The use of electronic signatures for the purpose of fulfilling legal requirements for authenticity and integrity (A&I) in electronic or e-invoicing has been discussed extensively in recent years and has resulted in high-quality signatures being either mandatory (e.g. in Latain America, Russia, Turkey and China) or a well-defined option (as in the European Union) for this purpose.
The freedom to choose A&I mechanism in the EU has resulted in a need to analyze the comparable strength and cost benefits of the different options. The legal benefit of a qualified electronic signature/seal – actual legal certainty – is well documented, however equally important architectural benefits are less known.
The basic requirement on any e-invoicing solution is to be able to evidence A&I from the time of issuance through the last day of the mandatory retention period. A typical technical implementation of a business process involves processing the invoice in a number of discrete technical components, such as creation, content checking, delivery, approval and archiving.

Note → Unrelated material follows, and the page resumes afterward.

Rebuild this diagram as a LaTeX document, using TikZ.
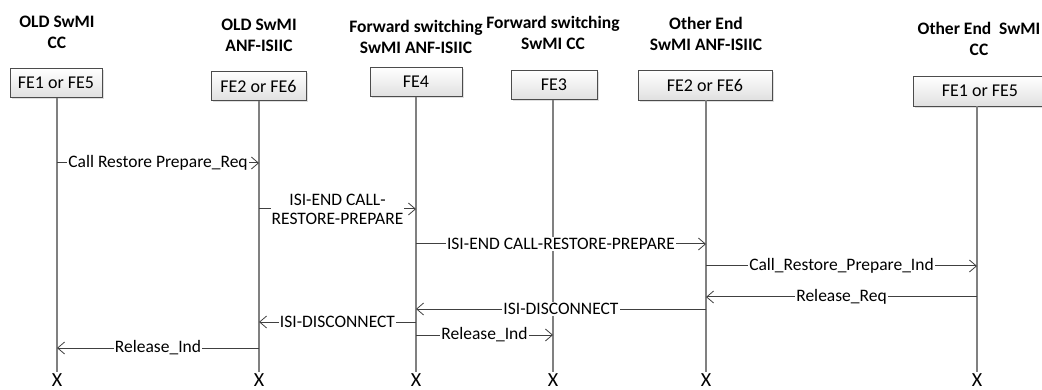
\documentclass[tikz,border=0pt]{standalone}
\usepackage{fontspec}
\setmainfont{Carlito}
\usetikzlibrary{arrows.meta,shadows}
\begin{document}
\begin{tikzpicture}[x=1pt,y=-1pt,
  title/.style={font=\fontsize{17.5}{21}\selectfont\bfseries, align=center, text=black, inner sep=0pt},
  fe/.style={draw=black!70, line width=0.8pt, top color=white, bottom color=black!12,
     font=\fontsize{18}{20}\selectfont, inner sep=0pt,
     drop shadow={shadow xshift=2pt,shadow yshift=-2pt,opacity=0.25}},
  life/.style={draw=black!50, line width=1.8pt},
  msg/.style={draw=black!75, line width=1pt, -{Straight Barb[length=7pt,width=12pt,line width=0.8pt]}},
  lbl/.style={fill=white, inner sep=1pt, font=\fontsize{17.5}{19}\selectfont, align=center},
  xm/.style={font=\fontsize{20}{22}\selectfont, inner sep=0pt}
]
\useasboundingbox (0,0) rectangle (1042,390);
% titles
\node[title] (t1) at (57,32) {OLD SwMI\\CC};
\node[title] (t2) at (259,35) {OLD SwMI\\ANF-ISIIC};
\node[title] (t3) at (416,37) {Forward switching\\SwMI ANF-ISIIC};
\node[title] (t4) at (553,33) {Forward switching\\SwMI CC};
\node[title] (t5) at (706,34) {Other End\\SwMI ANF-ISIIC};
\node[title] (t6) at (979,39) {Other End\ \ SwMI\\CC};
% boxes
\node[fe, minimum width=92pt, minimum height=29pt] (a) at (56,83) {FE1 or FE5};
\node[fe, minimum width=95pt, minimum height=29pt] (b) at (258.5,86) {FE2 or FE6};
\node[fe, minimum width=92pt, minimum height=29pt] (c) at (416,82) {FE4};
\node[fe, minimum width=86pt, minimum height=29pt] (d) at (554,85) {FE3};
\node[fe, minimum width=134pt, minimum height=30pt] (e) at (705,85) {FE2 or FE6};
\node[fe, minimum width=134pt, minimum height=30pt] (f) at (980,91) {FE1 or FE5};
% lifeline ends
\foreach \n/\x in {a/57,b/259,c/416,d/553,e/706,f/977}{
  \coordinate (\n top) at (\x,90);
  \coordinate (\n end) at (\x,372);
  \coordinate (\n xb) at (\x,386.5);
}
\foreach \n in {a,b,c,d,e,f}{
  \draw[life] (\n.south -| \n top) -- (\n end);
  \node[xm, anchor=base] (\n x) at (\n xb) {X};
}
% messages
\draw[msg] (atop |- 0,163) -- node[lbl]{Call Restore Prepare\_Req} (btop |- 0,163);
\draw[msg] (btop |- 0,209) -- node[lbl]{ISI-END CALL-\\RESTORE-PREPARE} (ctop |- 0,209);
\draw[msg] (ctop |- 0,244) -- node[lbl]{ISI-END CALL-RESTORE-PREPARE} (etop |- 0,244);
\draw[msg] (etop |- 0,266) -- node[lbl]{Call\_Restore\_Prepare\_Ind} (ftop |- 0,266);
\draw[msg] (ftop |- 0,297) -- node[lbl]{Release\_Req} (etop |- 0,297);
\draw[msg] (etop |- 0,309) -- node[lbl]{ISI-DISCONNECT} (ctop |- 0,309);
\draw[msg] (ctop |- 0,322) -- node[lbl]{ISI-DISCONNECT} (btop |- 0,322);
\draw[msg] (ctop |- 0,335) -- node[lbl]{Release\_Ind} (dtop |- 0,335);
\draw[msg] (btop |- 0,348) -- node[lbl]{Release\_Ind} (atop |- 0,348);
\end{tikzpicture}
\end{document}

In a signature-based solution the data object itself (the invoice) carries bullet-proof evidence of A&I, readily available to be verified in any process step, the effect being that a change in the business process or the technical implementation of the document flow does not need to consider the implications for the A&I protection.
A solution not using signatures will have to ensure that appropriate A&I measures are always in place through each leg in a communication chain, processing in a system component or storing in an archive. The solution must also provide evidence of such mechanisms being in place historically, requiring proper control over documentation revisions, audit activities and corresponding audit reports. For an engineering team implementing a trustworthy e-invoicing solution the benefits of e-signatures are significant and should be considered before concluding on the comparable benefits of different legal options for compliance.